Terceira, a doutrina da criação nos diz algo sobre o nosso mundo em pelo menos duas áreas importantes. A primeira área está relacionada a como devemos ver este mundo em termos de valores. Visto que Deus criou este mundo, é importante enfatizar que ele tem valor. Isto é evidenciado em Gênesis 1 pelo julgamento de valor “era bom” (4, 10, 12, 18, 21, 25), da parte de Deus, e pela sua avaliação conclusiva “era muito bom” (31). Neste contexto, “bom” indica que o mundo era não somente o que Deus planejara e tencionara, mas também que ele tinha grande valor. Deus falou “Sim!” para o que havia criado. Uma implicação importante disto para a teologia cristã é não elevarmos, em nosso pensamento e em nossa prática, o “espiritual” acima do “físico”. Isto foi um problema no passado e produziu vários entendimentos errados na igreja. Ao criar este mundo, Deus valoriza tanto a realidade física como a espiritual. Infelizmente, como resultado da Queda, ambas estão agora corrompidas. Mas, na redenção, Deus fez uma obra em Cristo que salva não somente a nossa alma, mas também o nosso corpo. Por isso, há nas Escrituras a ênfase sobre a ressurreição de nosso corpo, para vivermos em novos céus e uma nova terra, na presença de Deus, para sempre (1 Cor 15; Ap 21-22).
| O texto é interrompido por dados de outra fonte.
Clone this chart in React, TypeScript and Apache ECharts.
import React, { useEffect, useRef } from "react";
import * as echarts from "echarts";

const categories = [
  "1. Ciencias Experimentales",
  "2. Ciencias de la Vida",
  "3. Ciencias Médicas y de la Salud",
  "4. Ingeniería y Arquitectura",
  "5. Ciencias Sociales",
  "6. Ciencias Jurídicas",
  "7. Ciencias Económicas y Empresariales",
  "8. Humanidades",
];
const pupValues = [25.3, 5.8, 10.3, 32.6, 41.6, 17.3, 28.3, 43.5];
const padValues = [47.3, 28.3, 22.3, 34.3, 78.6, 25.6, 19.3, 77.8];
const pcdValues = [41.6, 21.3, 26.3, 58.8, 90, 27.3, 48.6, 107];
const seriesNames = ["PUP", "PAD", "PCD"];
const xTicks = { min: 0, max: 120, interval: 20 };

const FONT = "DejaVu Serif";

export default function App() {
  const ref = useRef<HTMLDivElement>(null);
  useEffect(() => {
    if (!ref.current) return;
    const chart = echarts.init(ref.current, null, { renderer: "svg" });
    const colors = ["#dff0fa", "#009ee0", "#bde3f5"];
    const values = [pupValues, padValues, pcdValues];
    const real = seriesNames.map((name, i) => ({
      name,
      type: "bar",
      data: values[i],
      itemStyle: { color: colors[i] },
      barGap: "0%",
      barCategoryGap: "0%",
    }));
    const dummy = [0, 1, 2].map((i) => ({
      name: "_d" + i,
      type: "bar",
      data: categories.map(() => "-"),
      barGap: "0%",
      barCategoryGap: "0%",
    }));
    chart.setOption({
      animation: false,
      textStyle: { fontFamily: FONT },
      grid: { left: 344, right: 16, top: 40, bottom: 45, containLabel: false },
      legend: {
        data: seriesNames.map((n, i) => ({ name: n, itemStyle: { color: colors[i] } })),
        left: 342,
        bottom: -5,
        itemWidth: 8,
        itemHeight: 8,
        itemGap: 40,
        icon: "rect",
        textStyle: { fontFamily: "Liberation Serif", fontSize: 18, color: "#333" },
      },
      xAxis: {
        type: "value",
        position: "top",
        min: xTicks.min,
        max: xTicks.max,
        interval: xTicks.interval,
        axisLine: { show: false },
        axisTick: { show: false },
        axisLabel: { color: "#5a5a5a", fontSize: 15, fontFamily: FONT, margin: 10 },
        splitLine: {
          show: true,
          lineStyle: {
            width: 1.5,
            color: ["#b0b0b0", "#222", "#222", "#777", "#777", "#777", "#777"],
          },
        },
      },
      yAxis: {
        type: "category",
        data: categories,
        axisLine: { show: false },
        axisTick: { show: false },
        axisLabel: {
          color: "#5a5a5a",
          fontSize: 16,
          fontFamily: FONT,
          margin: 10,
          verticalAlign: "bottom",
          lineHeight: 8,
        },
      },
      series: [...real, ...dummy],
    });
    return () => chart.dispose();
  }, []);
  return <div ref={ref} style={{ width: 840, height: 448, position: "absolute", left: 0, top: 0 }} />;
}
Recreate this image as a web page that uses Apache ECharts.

A segunda área está relacionada ao entendimento cristão da relação e envolvimento contínuo de Deus com seu Universo e das implicações disto para um ponto de vista cristão quanto à ciência. É claro que muito poderia ser dito neste assunto. Entretanto, basta dizer que, uma vez que a ordem criada é o resultado da decisão espontânea do Senhor soberano e pessoal, ela é também planejada, ordenada, estruturada e governada por leis. Mas, em sua estrutura, a criação nunca deve ser vista meramente em termos mecânicos. A teologia cristã rejeita qualquer noção ou de um Universo “aberto” ou de um Universo “fechado”. Um Universo “aberto” é o ponto de vista representado pelo animismo. O animismo não entende o Universo como que estando sob o controle soberano de Deus, mas, em vez disso, ele é controlado por forças e espíritos caprichosos. Um ponto de vista de Universo “fechado” é aquele representado pela ciência moderna. Neste ponto de vista, o Universo é concebido como que estando unicamente sob o controle de leis mecânicas, independentes da vontade e do plano de Deus; e, por isso, este ponto de vista concebe aquilo que é miraculoso como impossível.
As Escrituras, porém, rejeitam esses dois pontos de vista. Em vez disso, as Escrituras nos apresentam um Universo “controlado”. O ponto de vista bíblico vê este mundo como ordeiro e previsível devido à sua relação com o Deus de criação e providencia. Mas também afirma que este mundo não é independente de Deus e que, se Deus quiser, pode agir neste mundo e realizar seus planos e propósitos de maneiras miraculosas e extraordinárias. Por conseguinte, o ponto de vista cristão sobre o mundo, unido à nossa doutrina de criação, nos permite ver o mundo em um padrão ordeiro e previsível, possibilitando assim a ciência. Enquanto o problema de milagres não é realmente um problema devido ao fato de que o Deus de criação é também o Deus de providência que sustenta o mundo continuamente e age nele.
Com base nesta breve consideração, não é difícil perceber que a doutrina da criação e a afirmação de que Deus é o Criador têm importância crucial para a teologia cristã. Como já disse, sem o Deus de criação e providência não há cristianismo como a Bíblia o descreve. Todas as outras doutrinas, incluindo a doutrina da salvação, estão arraigadas e alicerçadas no fato de que Deus é o criador soberano e Senhor de seu Universo. Na verdade, a doutrina da criação é também fundamental à teologia cristã em outro sentido – ela é o começo da história que leva à redenção. Ao insistir no fato de que a criação original de Deus era boa, a Bíblia prepara o cenário para o que sai errado – o pecado, a morte, a destruição – e para o desenvolvimento da linha histórica da Escritura que culmina na vinda de um Redentor para corrigir as coisas. Em última análise, todo o drama da história de redenção prenuncia a restauração – a transformação numa glória ainda maior (Rm 8.1-27) – daquela bondade do Universo que se tornou corrompido e chega por fim ao alvorecer de um novo céu e uma nova terra (Ap 21-22), o lar da justiça (2 Pe 3.13).